I am trying the lamp (heat), and gravity (breaking up comb in a cheap smaller strainer) methods together. I just hope the bees don't enter through the kitty entrance to reclaim their honey while we try to get our take jarred.
yourmovemonkey
(267 posts)You're doing it the same low-tech way I did, but it works just fine. It's also a lot of fun for kids to watch the process and progress. I wasn't going to spend all of that money either. I made one small mistake when I thought I could get one last very fine sieve by using cheese cloth, but the honey just clogged it up and sat there.
It's easier to just jar it, and after about 1 or 2 months the remaining particles will form a small sediment on the bottom.

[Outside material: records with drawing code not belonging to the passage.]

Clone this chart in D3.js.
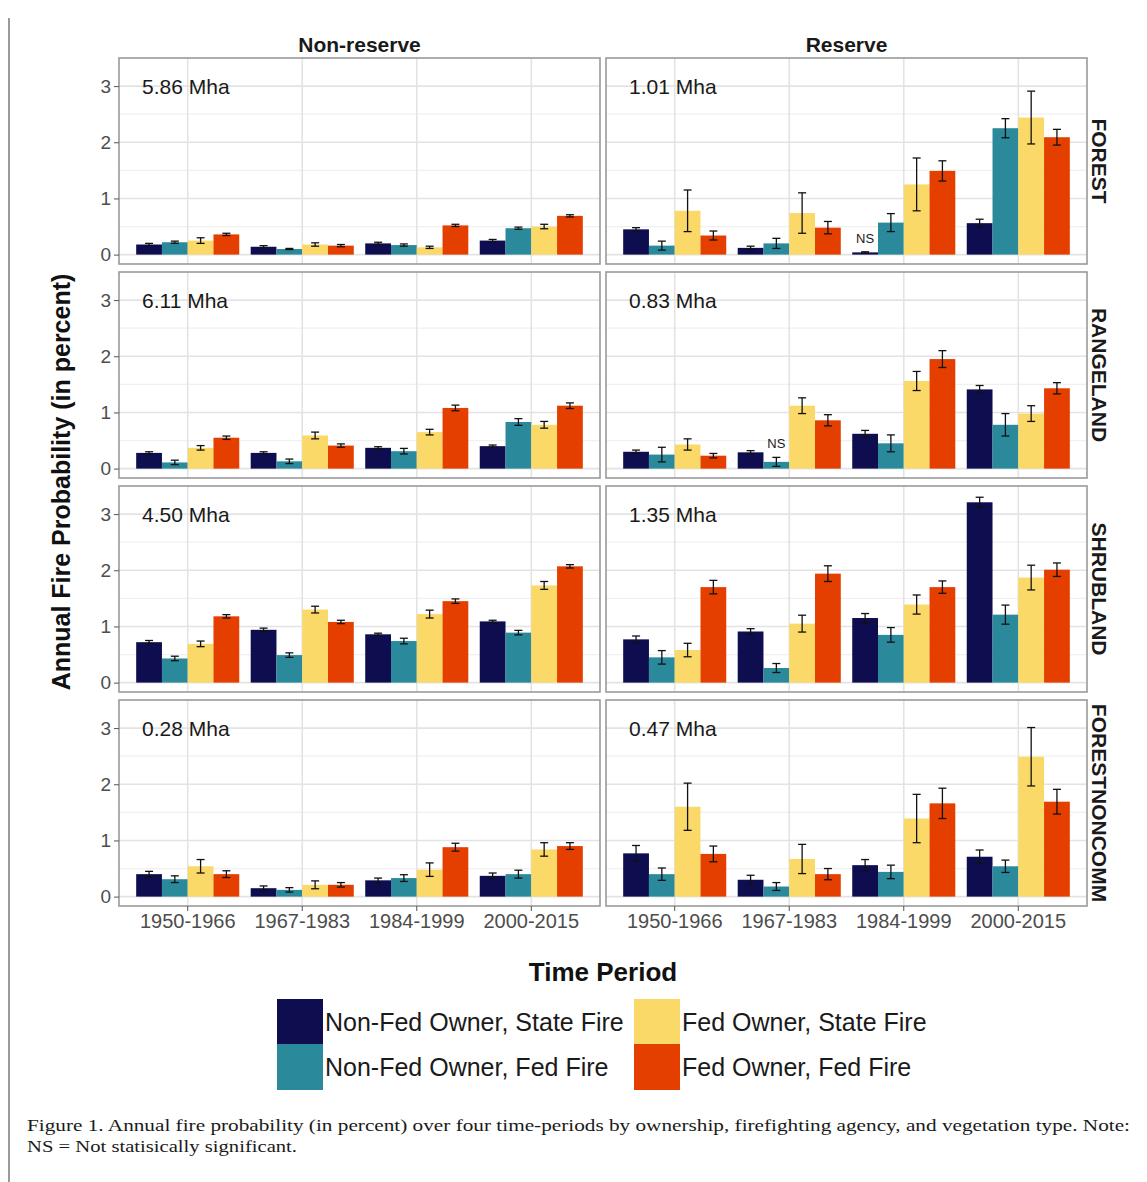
<!DOCTYPE html>
<html><head><meta charset="utf-8">
<script src="https://cdn.jsdelivr.net/npm/d3@7"></script>
<style>
body{margin:0;background:#fff;}
svg text{font-family:"Liberation Sans",Arial,Helvetica,sans-serif;}
</style>
</head><body>
<svg id="chart" width="1147" height="1182"></svg>
<script>
// ---------------- DATA ----------------
const periods = ["1950-1966","1967-1983","1984-1999","2000-2015"];
const seriesNames = ["Non-Fed Owner, State Fire","Non-Fed Owner, Fed Fire","Fed Owner, State Fire","Fed Owner, Fed Fire"];
const seriesColors = ["#0e0d50","#2a8a9b","#fbd968","#e53f00"];
const vegTypes = ["FOREST","RANGELAND","SHRUBLAND","FORESTNONCOMM"];
const reserveTypes = ["Non-reserve","Reserve"];
const yTickValues = [0,1,2,3];
const areaNonReserve = ["5.86 Mha","6.11 Mha","4.50 Mha","0.28 Mha"];
const areaReserve = ["1.01 Mha","0.83 Mha","1.35 Mha","0.47 Mha"];

// values: per period, the four series in order
const forestNonReserve = [[0.18,0.22,0.25,0.36],[0.14,0.10,0.18,0.16],[0.20,0.17,0.13,0.52],[0.25,0.47,0.50,0.69]];
const forestNonReserveErr = [[0.02,0.02,0.05,0.02],[0.02,0.01,0.03,0.02],[0.02,0.02,0.02,0.02],[0.02,0.02,0.04,0.02]];
const forestReserve = [[0.45,0.16,0.78,0.34],[0.12,0.20,0.74,0.48],[0.04,0.57,1.25,1.49],[0.56,2.25,2.44,2.09]];
const forestReserveErr = [[0.03,0.08,0.37,0.08],[0.03,0.09,0.36,0.11],[0.01,0.16,0.47,0.18],[0.07,0.17,0.47,0.14]];

const rangeNonReserve = [[0.28,0.11,0.37,0.55],[0.28,0.13,0.59,0.41],[0.37,0.31,0.65,1.08],[0.40,0.83,0.78,1.12]];
const rangeNonReserveErr = [[0.02,0.04,0.04,0.03],[0.02,0.04,0.06,0.03],[0.02,0.05,0.05,0.05],[0.02,0.06,0.06,0.05]];
const rangeReserve = [[0.30,0.25,0.43,0.23],[0.29,0.12,1.12,0.86],[0.62,0.45,1.56,1.95],[1.41,0.78,0.98,1.43]];
const rangeReserveErr = [[0.03,0.13,0.10,0.04],[0.03,0.08,0.14,0.10],[0.06,0.15,0.17,0.15],[0.07,0.20,0.14,0.10]];

const shrubNonReserve = [[0.72,0.43,0.69,1.18],[0.94,0.49,1.30,1.08],[0.86,0.74,1.22,1.45],[1.09,0.89,1.73,2.07]];
const shrubNonReserveErr = [[0.03,0.04,0.05,0.03],[0.03,0.04,0.06,0.03],[0.02,0.05,0.07,0.04],[0.02,0.04,0.07,0.03]];
const shrubReserve = [[0.77,0.45,0.58,1.70],[0.91,0.26,1.05,1.94],[1.15,0.85,1.39,1.70],[3.21,1.21,1.87,2.01]];
const shrubReserveErr = [[0.06,0.12,0.12,0.12],[0.05,0.08,0.15,0.14],[0.08,0.13,0.17,0.11],[0.09,0.17,0.22,0.12]];

const fncNonReserve = [[0.40,0.31,0.54,0.40],[0.15,0.12,0.21,0.21],[0.29,0.33,0.48,0.88],[0.37,0.40,0.84,0.90]];
const fncNonReserveErr = [[0.05,0.06,0.12,0.06],[0.04,0.04,0.07,0.04],[0.04,0.06,0.12,0.07],[0.05,0.07,0.12,0.06]];
const fncReserve = [[0.77,0.40,1.60,0.76],[0.30,0.18,0.67,0.40],[0.56,0.44,1.39,1.66],[0.71,0.54,2.49,1.69]];
const fncReserveErr = [[0.14,0.11,0.42,0.14],[0.08,0.07,0.26,0.10],[0.10,0.12,0.43,0.27],[0.12,0.11,0.52,0.22]];

// not-significant flags: [vegetation, reserve, period index, series index]
const nsFlags = [["FOREST","Reserve",2,0],["RANGELAND","Reserve",1,1]];

const captionLines = [
  "Figure 1. Annual fire probability (in percent) over four time-periods by ownership, firefighting agency, and vegetation type. Note:",
  "NS = Not statisically significant."
];

// ---------------- LAYOUT ----------------
const panelData = {
  "FOREST": [[forestNonReserve,forestNonReserveErr],[forestReserve,forestReserveErr]],
  "RANGELAND": [[rangeNonReserve,rangeNonReserveErr],[rangeReserve,rangeReserveErr]],
  "SHRUBLAND": [[shrubNonReserve,shrubNonReserveErr],[shrubReserve,shrubReserveErr]],
  "FORESTNONCOMM": [[fncNonReserve,fncNonReserveErr],[fncReserve,fncReserveErr]]
};
const areaLabels = [areaNonReserve, areaReserve];

const svg = d3.select("#chart");
svg.append("rect").attr("width",1147).attr("height",1182).attr("fill","#fff");

const colX = [119, 606];
const panelW = 481;
const rowY = [58, 272, 486, 700];
const panelH = 206;

// ggplot-like discrete expansion (0.6 units each side)
const x = d3.scaleBand().domain(periods).range([0, panelW]).paddingInner(0).paddingOuter(0.1);
const xCenter = p => x(p) + x.bandwidth()/2;
const xs = d3.scaleBand().domain(d3.range(4)).range([-x.bandwidth()*0.45, x.bandwidth()*0.45]);
const y = d3.scaleLinear().domain([-0.167, 3.5]).range([panelH, 0]);
const color = d3.scaleOrdinal().domain(seriesNames).range(seriesColors);

// left page rule
svg.append("line").attr("x1",9).attr("x2",9).attr("y1",18).attr("y2",1182)
  .attr("stroke","#9a9a9a").attr("stroke-width",2);

// top strips
reserveTypes.forEach((r,ci)=>{
  svg.append("text").attr("x", colX[ci]+panelW/2).attr("y", 52)
    .attr("text-anchor","middle").attr("font-size",21).attr("font-weight","bold")
    .attr("fill","#1a1a1a").text(r);
});

vegTypes.forEach((veg, ri)=>{
  const sy = rowY[ri] + panelH/2;
  svg.append("text").attr("transform",`translate(1092,${sy}) rotate(90)`)
    .attr("text-anchor","middle").attr("font-size",21).attr("font-weight","bold")
    .attr("fill","#1a1a1a").text(veg);

  reserveTypes.forEach((res, ci)=>{
    const g = svg.append("g").attr("transform",`translate(${colX[ci]},${rowY[ri]})`);
    const [vals, errs] = panelData[veg][ci];
    g.append("rect").attr("width",panelW).attr("height",panelH).attr("fill","#fff");
    [0.5,1.5,2.5].forEach(v=>{
      g.append("line").attr("x1",0).attr("x2",panelW).attr("y1",y(v)).attr("y2",y(v))
        .attr("stroke","#f0f0f0").attr("stroke-width",1.2);
    });
    yTickValues.forEach(v=>{
      g.append("line").attr("x1",0).attr("x2",panelW).attr("y1",y(v)).attr("y2",y(v))
        .attr("stroke","#e3e3e3").attr("stroke-width",1.6);
    });
    periods.forEach(p=>{
      g.append("line").attr("x1",xCenter(p)).attr("x2",xCenter(p)).attr("y1",0).attr("y2",panelH)
        .attr("stroke","#e3e3e3").attr("stroke-width",1.6);
    });
    const rows = [];
    periods.forEach((p,pi)=>{
      seriesNames.forEach((s,si)=>{
        rows.push({p, pi, s, si, v: vals[pi][si], e: errs[pi][si]});
      });
    });
    g.selectAll("rect.bar").data(rows).join("rect").attr("class","bar")
      .attr("x", d=>xCenter(d.p)+xs(d.si))
      .attr("width", xs.bandwidth())
      .attr("y", d=>y(d.v))
      .attr("height", d=>y(0)-y(d.v))
      .attr("fill", d=>color(d.s));
    const cap = 4;
    const cx = d=>xCenter(d.p)+xs(d.si)+xs.bandwidth()/2;
    const lo = d=>y(Math.max(0,d.v-d.e)), hi = d=>y(d.v+d.e);
    const eg = g.selectAll("g.err").data(rows).join("g").attr("class","err")
      .attr("stroke","#111").attr("stroke-width",1.3);
    eg.append("line").attr("x1", cx).attr("x2", cx).attr("y1", lo).attr("y2", hi);
    eg.append("line").attr("x1", d=>cx(d)-cap).attr("x2", d=>cx(d)+cap).attr("y1", hi).attr("y2", hi);
    eg.append("line").attr("x1", d=>cx(d)-cap).attr("x2", d=>cx(d)+cap).attr("y1", lo).attr("y2", lo);
    nsFlags.filter(f=>f[0]===veg && f[1]===res).forEach(f=>{
      const p = periods[f[2]], si = f[3];
      const v = vals[f[2]][si] + errs[f[2]][si];
      g.append("text").attr("x", xCenter(p)+xs(si)+xs.bandwidth()/2)
        .attr("y", y(v+0.24)).attr("dy","0.35em").attr("text-anchor","middle")
        .attr("font-size",13).attr("fill","#1a1a1a").text("NS");
    });
    g.append("text").attr("x", 23).attr("y", 29).attr("dy","0.35em")
      .attr("font-size",21).attr("fill","#1a1a1a").text(areaLabels[ci][ri]);
    g.append("rect").attr("width",panelW).attr("height",panelH).attr("fill","none")
      .attr("stroke","#9a9a9a").attr("stroke-width",1.6);
    if (ci===0){
      const ax = g.append("g").call(d3.axisLeft(y).tickValues(yTickValues).tickSize(5).tickPadding(3).tickFormat(d3.format("d")));
      ax.select(".domain").remove();
      ax.selectAll("line").attr("stroke","#555");
      ax.selectAll("text").attr("font-size",19).attr("fill","#4d4d4d")
        .style("font-family","'Liberation Sans',Arial,sans-serif");
    }
    if (ri===vegTypes.length-1){
      const ax = g.append("g").attr("transform",`translate(0,${panelH})`)
        .call(d3.axisBottom(x).tickSize(5).tickPadding(3));
      ax.select(".domain").remove();
      ax.selectAll("line").attr("stroke","#555");
      ax.selectAll("text").attr("font-size",20).attr("fill","#4d4d4d")
        .style("font-family","'Liberation Sans',Arial,sans-serif");
    }
  });
});

// axis titles
svg.append("text").attr("x", (colX[0]+colX[1]+panelW)/2).attr("y", 981)
  .attr("text-anchor","middle").attr("font-size",26).attr("font-weight","bold")
  .attr("fill","#111").text("Time Period");
svg.append("text").attr("transform",`translate(70,${(rowY[0]+rowY[3]+panelH)/2}) rotate(-90)`)
  .attr("text-anchor","middle").attr("font-size",25).attr("font-weight","bold")
  .attr("fill","#111").text("Annual Fire Probability (in percent)");

// legend (two columns, filled column-wise)
const legendCols = [277, 634];
const legendRows = [999, 1044];
const keySize = 46;
seriesNames.forEach((s,i)=>{
  const c = Math.floor(i/2), r = i%2;
  svg.append("rect").attr("x", legendCols[c]).attr("y", legendRows[r])
    .attr("width", keySize).attr("height", keySize).attr("fill", color(s));
  svg.append("text").attr("x", legendCols[c]+keySize+2).attr("y", legendRows[r]+keySize/2)
    .attr("dy","0.35em").attr("font-size",25).attr("fill","#1a1a1a").text(s);
});

// caption
svg.append("text").attr("x",27).attr("y",1131).attr("font-size",17)
  .style("font-family","'Liberation Serif','Times New Roman',serif")
  .attr("textLength",1103).attr("lengthAdjust","spacingAndGlyphs")
  .attr("fill","#1a1a1a").text(captionLines[0]);
svg.append("text").attr("x",27).attr("y",1152).attr("font-size",17)
  .style("font-family","'Liberation Serif','Times New Roman',serif")
  .attr("textLength",270).attr("lengthAdjust","spacingAndGlyphs")
  .attr("fill","#1a1a1a").text(captionLines[1]);
</script>
</body></html>
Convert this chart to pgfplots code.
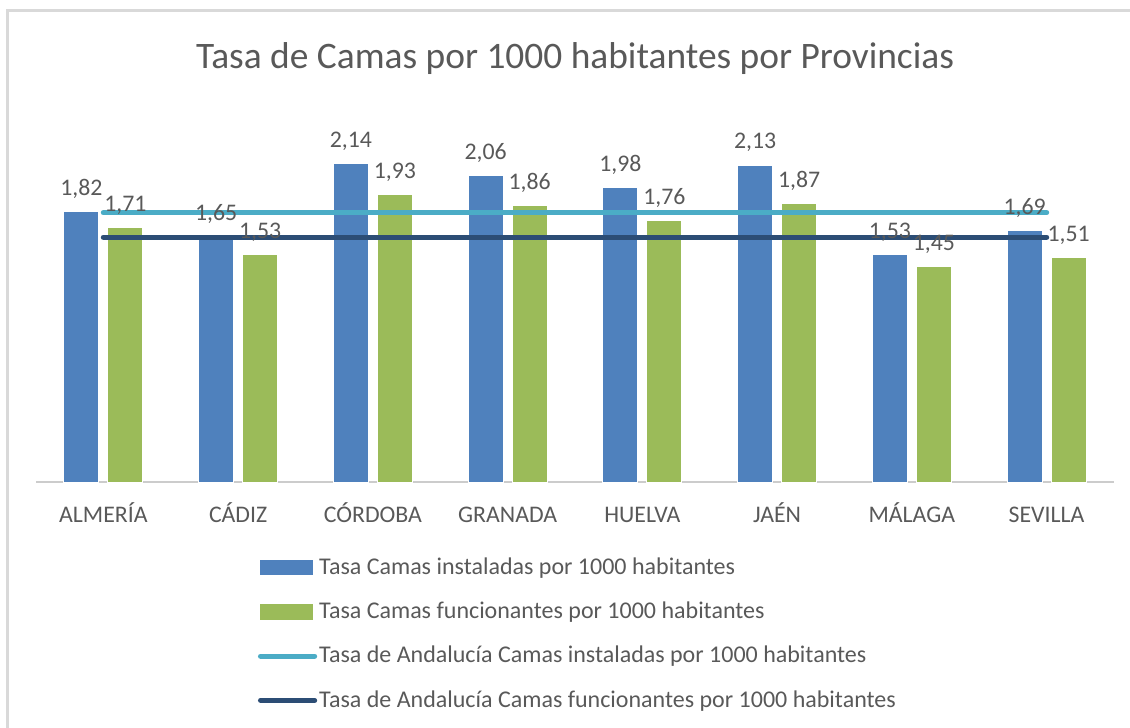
\documentclass[border=0pt]{standalone}
\usepackage{pgfplots}
\pgfplotsset{compat=1.18}
\usepackage{fontspec}
\setmainfont{Carlito}
\definecolor{cblue}{HTML}{4F81BD}
\definecolor{cgreen}{HTML}{9BBB59}
\definecolor{ccyan}{HTML}{4BACC6}
\definecolor{cdark}{HTML}{2C4D75}
\definecolor{ctext}{HTML}{595959}
\begin{document}
\begin{tikzpicture}
\path[use as bounding box] (0pt,0pt) rectangle (565pt,364pt);
\draw[color=black!15, line width=1.5pt] (3.75pt,0pt) -- (3.75pt,358.75pt) -- (565pt,358.75pt);
\node[text=ctext, font=\fontsize{18.7}{22}\selectfont] at (287.5pt,334.5pt) {Tasa de Camas por 1000 habitantes por Provincias};
\begin{axis}[
  at={(18pt,123pt)}, anchor=south west,
  scale only axis, width=539pt, height=186pt,
  xmin=-0.5, xmax=7.5, ymin=0, ymax=2.5,
  axis y line=none, axis x line*=bottom,
  x axis line style={draw=black!20, line width=0.9pt, -},
  xtick={0,...,7}, major tick length=0pt,
  xticklabels={ALMERÍA,CÁDIZ,CÓRDOBA,GRANADA,HUELVA,JAÉN,MÁLAGA,SEVILLA},
  xticklabel style={text=ctext, font=\fontsize{11.9}{14}\selectfont, anchor=base, yshift=-20pt},
  ybar, bar width=17.5pt,
  nodes near coords,
  every node near coord/.append style={text=ctext, font=\fontsize{11.9}{14}\selectfont, yshift=3pt},
  /pgf/number format/.cd, use comma, fixed, fixed zerofill, precision=2, assume math mode=true,
  /pgfplots/.cd,
  legend style={at={(0.2,-0.1865)}, anchor=north west, draw=none, fill=none,
    font=\fontsize{12}{14}\selectfont, text=ctext, row sep=10.3pt,
    nodes={inner sep=1pt}},
  legend cell align=left,
  clip=false,
]
\addplot+[bar shift=-11pt, fill=cblue, draw=white, line width=0.4pt,
  legend image code/.code={\fill[cblue] (-1pt,-3.6pt) rectangle (25pt,3.6pt);}]
  coordinates {(0,1.82) (1,1.65) (2,2.14) (3,2.06) (4,1.98) (5,2.13) (6,1.53) (7,1.69)};
\addlegendentry{Tasa Camas instaladas por 1000 habitantes}
\addplot+[bar shift=11pt, fill=cgreen, draw=white, line width=0.4pt,
  legend image code/.code={\fill[cgreen] (-1pt,-3.6pt) rectangle (25pt,3.6pt);}]
  coordinates {(0,1.71) (1,1.53) (2,1.93) (3,1.86) (4,1.76) (5,1.87) (6,1.45) (7,1.51)};
\addlegendentry{Tasa Camas funcionantes por 1000 habitantes}
\addplot+[sharp plot, no marks, nodes near coords=, color=ccyan, line width=2.6pt, line cap=round,
  legend image code/.code={\draw[ccyan, line width=2.6pt, line cap=round] (-1pt,0) -- (26pt,0);}]
  coordinates {(0,1.81) (7,1.81)};
\addlegendentry{Tasa de Andalucía Camas instaladas por 1000 habitantes}
\addplot+[sharp plot, no marks, nodes near coords=, color=cdark, line width=2.6pt, line cap=round,
  legend image code/.code={\draw[cdark, line width=2.6pt, line cap=round] (-1pt,0) -- (26pt,0);}]
  coordinates {(0,1.645) (7,1.645)};
\addlegendentry{Tasa de Andalucía Camas funcionantes por 1000 habitantes}
\end{axis}
\end{tikzpicture}
\end{document}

I was pulling spoonfuls off for my tea before it completely settled though. That sort of thing doesn't bother me. That pile yielded about 1.5 gallon, and all of my friends got a small jar for Christmas this past year.
N_E_1 for Tennis
(9,773 posts)A china cap is a conical strainer. Webstaurant.com is a great place to get hard to find kitchen stuff at great prices. Hard to spell tho, lol.
anasv
(225 posts)I thought there were 60 million guys and 1 or 2 ladies per hive?
denbot
(9,901 posts)The only male bees are drones, which make up only a small percentage of the population during peak season. I have not seen a drone in my hive since November or so.
A drone's only role in bee society is mating with the queen, which a queen only does once in her life time. During winter, or any time food supplies are low, the workers will drive out or kill the drones because in hard times they are just dead weight.
Joe Shlabotnik
(5,604 posts)sounds like a great name for a burlesque dancer.*
* I have nothing of merit to add to this conversation other than that observation.
artemis starwolf
(31 posts)Hi denbot,
I use plastic frames in my hives and I found the gravity method of honey extraction mentioned here very effective. This is what I do: I remove the plastic frames from the super (wearing a full body bee suit, I'm a wimp!) . i stretch a piece of tulle, which is s meshlike material, over a bucket and secure it with big rubber bands. I then take a spatula and scrape the comb off onto the tulle. I leave it sit awhile until the honey has drained through the mesh and into the bucket. You can help this along by squeezing the comb. Yep, your hands get sticky!
@irishayes: i don't think you buy mason bees. You put up a mason bee home, which I bet you can look online to see how to make, and hope they move in. Like setting up a bat house, or birdhouse.